紫外線をカットし、かつ流滴層の接着性、耐久性を向上させたものであり、例えば農業ハウスなどの屋外用途に該流滴層を内面にして展張することでハウス内部の機材の劣化を防止するとともに長期に渡ってハウス内部の結露を防止できるものである。
Claims (3)
- フッ素フィルムの一方の面に、厚み2μm以上の紫外線吸収層が設けられ、該層を介して流滴層が設けられた積層体であって、波長300〜350nmの紫外線領域における初期平均全光線透過率が5%以下であることを特徴とするフッ素フィルム積層体。

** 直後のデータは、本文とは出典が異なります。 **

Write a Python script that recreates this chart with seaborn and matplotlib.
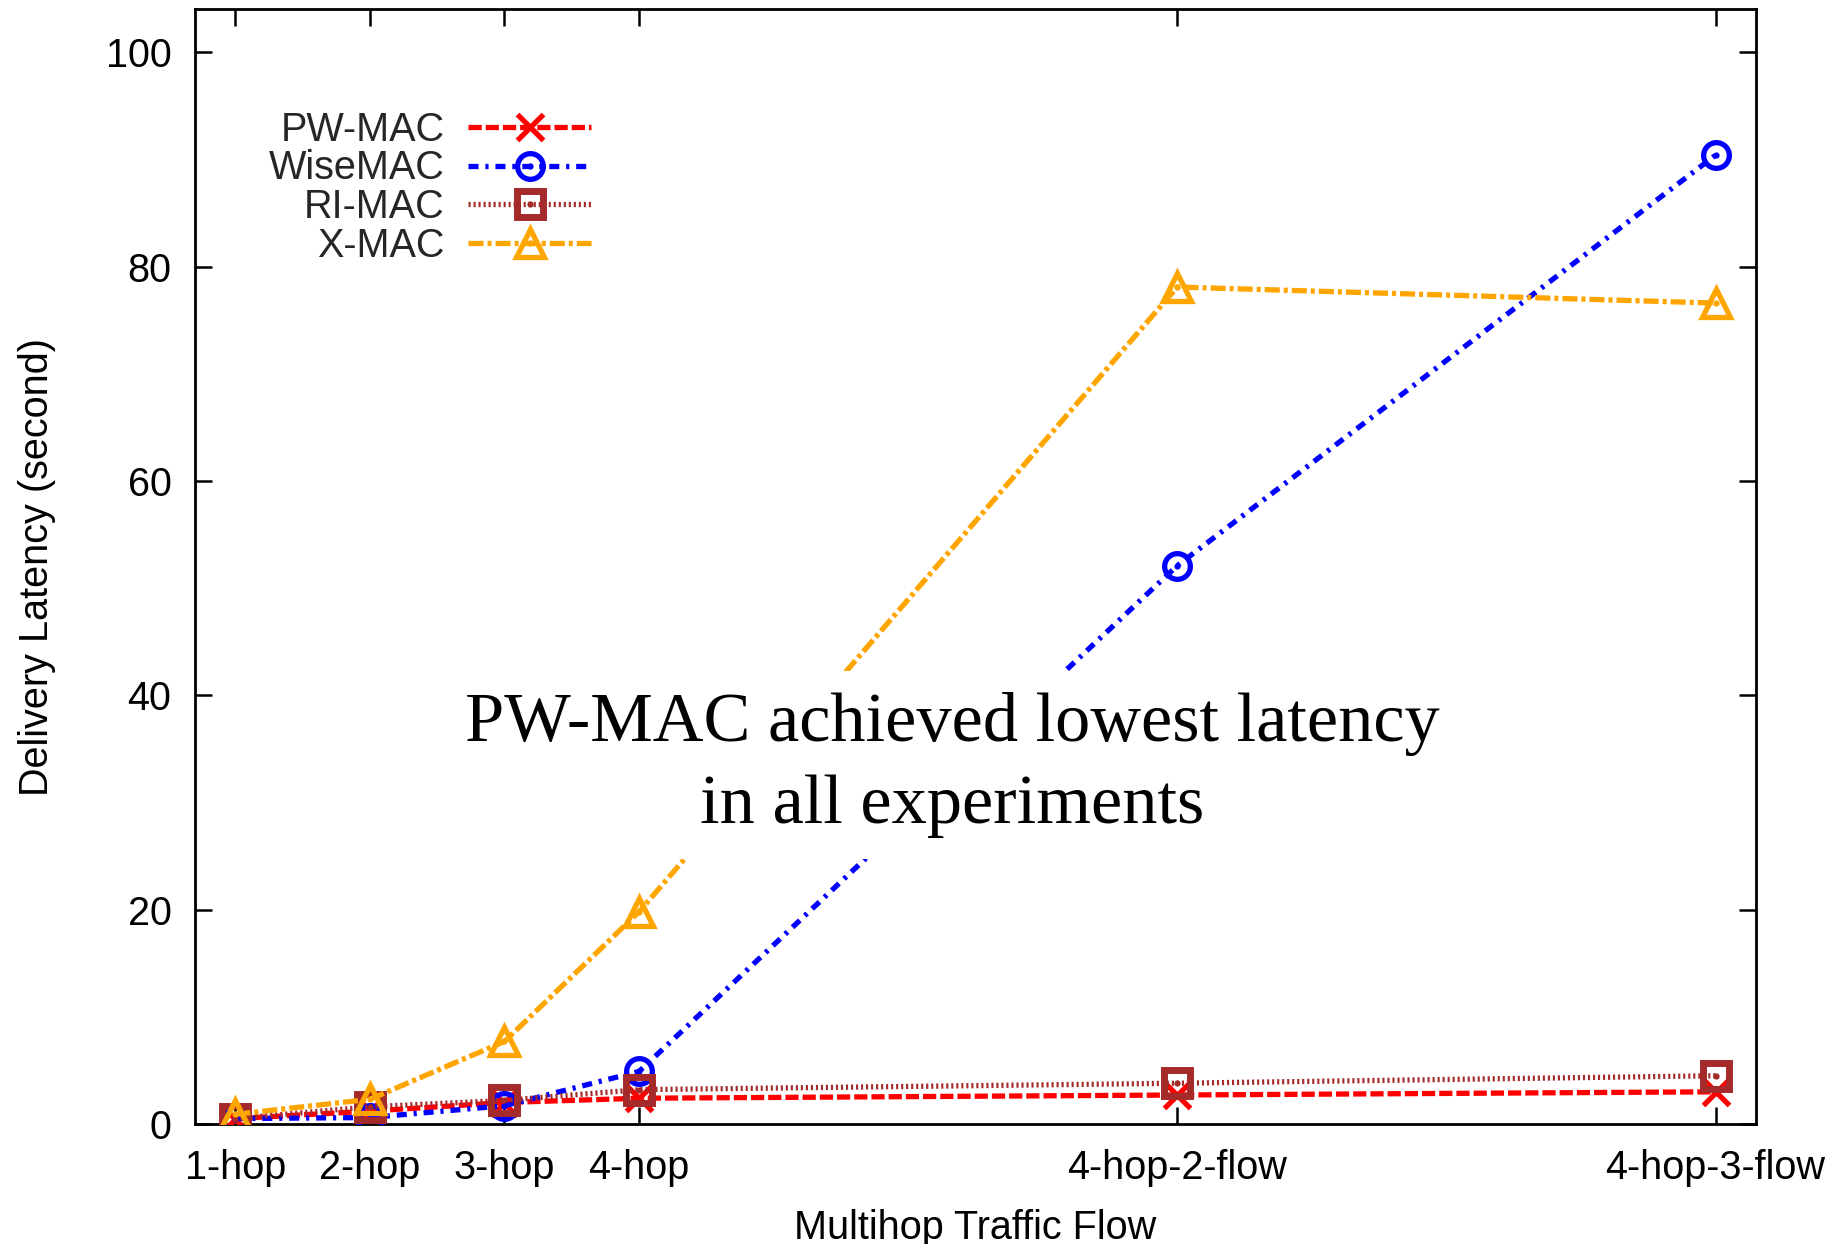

- 紫外線吸収層が下記(a)〜(c)から構成される架橋性官能基を有する反応生成物樹脂および架橋剤から形成された熱硬化型紫外線吸収層であることを特徴とする請求項1記載のフッ素フィルム積層体。
(a)ヒンダードアミン系光安定剤
(b)紫外線吸収能を有するモノマー
(c)アクリルモノマー - 農業ハウス用基材フィルムに用いられ、流滴層が内面になるように展張りされることを特徴とする請求項1または2のいずれかに記載のフッ素フィルム積層体。